→ Your task: Keep only the lines of the data below that contain "React", and copy them.

→ Given data:
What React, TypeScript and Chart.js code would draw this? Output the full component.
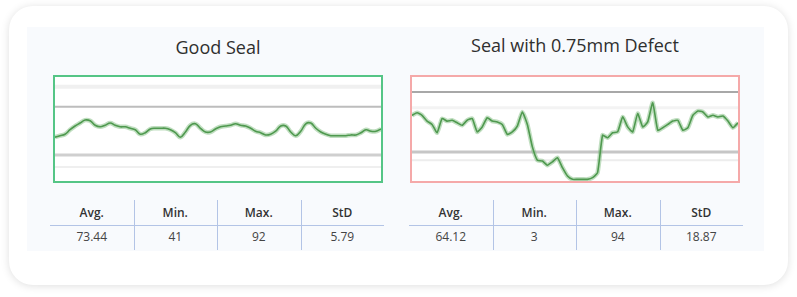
import React, { useEffect, useRef } from "react";
import { Chart, registerables } from "chart.js";

Chart.register(...registerables);

// ---- Data ----
const goodTitle = "Good Seal";
const defectTitle = "Seal with 0.75mm Defect";

const goodSignal = [
  59, 61, 63, 69, 74, 78, 82, 81, 75, 73, 75, 78, 75, 73, 73, 71, 69, 63, 65, 70,
  71, 71, 71, 69, 65, 59, 66, 75, 77, 71, 66, 66, 70, 73, 74, 75, 77, 75, 74, 71,
  67, 65, 62, 63, 67, 74, 74, 66, 61, 67, 77, 78, 71, 66, 63, 61, 61, 61, 61, 62,
  62, 65, 69, 67, 67, 70,
];
const defectSignal = [
  79, 82, 79, 72, 68, 58, 75, 72, 73, 70, 67, 73, 75, 59, 65, 76, 72, 71, 68, 56,
  59, 66, 83, 68, 41, 25, 24, 19, 23, 28, 16, 6, 2, 2, 2, 2, 4, 10, 55, 52,
  58, 59, 77, 65, 59, 81, 65, 71, 94, 61, 64, 68, 72, 73, 61, 64, 79, 84, 83, 77,
  79, 77, 78, 72, 64, 70,
];

const goodYMax = 140;
const defectYMax = 125;

const goodUpperLimit = 100;
const goodLowerLimit = 35;
const goodFaintHigh = 127;
const goodFaintLow = 19;
const defectUpperLimit = 107;
const defectLowerLimit = 35;
const defectFaintHigh = 88;
const defectFaintLow = 25;

const statHeaders = ["Avg.", "Min.", "Max.", "StD"];
const goodStats = ["73.44", "41", "92", "5.79"];
const defectStats = ["64.12", "3", "94", "18.87"];

const FONT = "'Open Sans', 'Noto Sans', sans-serif";

type RefLine = { value: number; color: string; width: number; dash?: number[] };

function SignalChart(props: {
  signal: number[];
  yMax: number;
  lines: RefLine[];
  tension: number;
  w: number;
  h: number;
}) {
  const ref = useRef<HTMLCanvasElement | null>(null);
  useEffect(() => {
    if (!ref.current) return;
    const labels = props.signal.map((_, i) => String(i));
    const refSets = props.lines.map((l) => ({
      data: labels.map(() => l.value),
      borderColor: l.color,
      borderWidth: l.width,
      borderDash: l.dash || [],
      pointRadius: 0,
      tension: 0,
      order: 2,
    }));
    const chart = new Chart(ref.current, {
      type: "line",
      data: {
        labels,
        datasets: [
          ...refSets,
          {
            data: props.signal,
            borderColor: "rgba(130,190,130,0.5)",
            borderWidth: 4.5,
            pointRadius: 0,
            tension: props.tension,
            order: 1,
          },
          {
            data: props.signal,
            borderColor: "#4f994f",
            borderWidth: 1.6,
            pointRadius: 0,
            tension: props.tension,
            order: 0,
          },
        ],
      },
      options: {
        animation: false,
        responsive: false,
        devicePixelRatio: 1,
        layout: { padding: 0 },
        plugins: { legend: { display: false }, tooltip: { enabled: false } },
        scales: {
          x: { display: false, offset: false },
          y: { display: false, min: 0, max: props.yMax },
        },
      },
    });
    return () => chart.destroy();
  }, []);
  return <canvas ref={ref} width={props.w} height={props.h} style={{ display: "block" }} />;
}

function StatsTable(props: { left: number; top: number; width: number; values: string[] }) {
  const colW = props.width / 4;
  const lineColor = "#b3c4e6";
  return (
    <div style={{ position: "absolute", left: props.left, top: props.top, width: props.width, height: 50 }}>
      <div style={{ position: "absolute", left: 0, top: 25, width: props.width, height: 1, background: lineColor }} />
      {[1, 2, 3].map((i) => (
        <div key={i} style={{ position: "absolute", left: Math.round(colW * i), top: 0, width: 1, height: 50, background: lineColor }} />
      ))}
      {statHeaders.map((h, i) => (
        <div
          key={"h" + i}
          style={{
            position: "absolute",
            left: colW * i,
            top: 4,
            width: colW,
            textAlign: "center",
            fontFamily: FONT,
            fontSize: 12,
            fontWeight: 600,
            color: "#333",
            lineHeight: "18px",
          }}
        >
          {h}
        </div>
      ))}
      {props.values.map((v, i) => (
        <div
          key={"v" + i}
          style={{
            position: "absolute",
            left: colW * i,
            top: 28,
            width: colW,
            textAlign: "center",
            fontFamily: FONT,
            fontSize: 12,
            color: "#444",
            lineHeight: "18px",
          }}
        >
          {v}
        </div>
      ))}
    </div>
  );
}

export default function App() {
  const chartW = 326;
  const chartH = 104;
  const titleStyle: React.CSSProperties = {
    position: "absolute",
    width: 330,
    textAlign: "center",
    fontFamily: FONT,
    fontSize: 18,
    fontWeight: 500,
    color: "#2f2f2f",
    lineHeight: "24px",
  };
  return (
    <div style={{ position: "fixed", left: 0, top: 0, width: 797, height: 297, background: "#fff", overflow: "hidden" }}>
      <div
        style={{
          position: "absolute",
          left: 9,
          top: 6,
          width: 779,
          height: 279,
          borderRadius: 24,
          background: "#fff",
          boxShadow: "0 1px 8px rgba(0,0,0,0.13)",
        }}
      />
      <div style={{ position: "absolute", left: 27, top: 27, width: 737, height: 224, background: "#f8fafd" }} />

      <div style={{ ...titleStyle, left: 53, top: 35 }}>{goodTitle}</div>
      <div style={{ ...titleStyle, left: 410, top: 33 }}>{defectTitle}</div>

      <div style={{ position: "absolute", left: 53, top: 75, border: "2px solid #55c586", background: "#fff" }}>
        <SignalChart
          signal={goodSignal}
          yMax={goodYMax}
          tension={0.4}
          w={chartW}
          h={chartH}
          lines={[
            { value: goodFaintHigh, color: "#f0f0f0", width: 4 },
            { value: goodFaintLow, color: "#efefef", width: 2 },
            { value: goodUpperLimit, color: "#bdbdbd", width: 2 },
            { value: goodLowerLimit, color: "#cfcfcf", width: 3 },
          ]}
        />
      </div>
      <div style={{ position: "absolute", left: 410, top: 75, border: "2px solid #f5a9a9", background: "#fff" }}>
        <SignalChart
          signal={defectSignal}
          yMax={defectYMax}
          tension={0.15}
          w={chartW}
          h={chartH}
          lines={[
            { value: defectFaintHigh, color: "#f3f3f3", width: 3 },
            { value: defectFaintLow, color: "#ededed", width: 2 },
            { value: defectUpperLimit, color: "#a8a8a8", width: 2 },
            { value: defectLowerLimit, color: "#c6c6c6", width: 3 },
          ]}
        />
      </div>

      <StatsTable left={50} top={200} width={334} values={goodStats} />
      <StatsTable left={409} top={200} width={334} values={defectStats} />
    </div>
  );
}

→ Solution for this exercise:
What React, TypeScript and Chart.js code would draw this? Output the full component.
import React, { useEffect, useRef } from "react";
  const titleStyle: React.CSSProperties = {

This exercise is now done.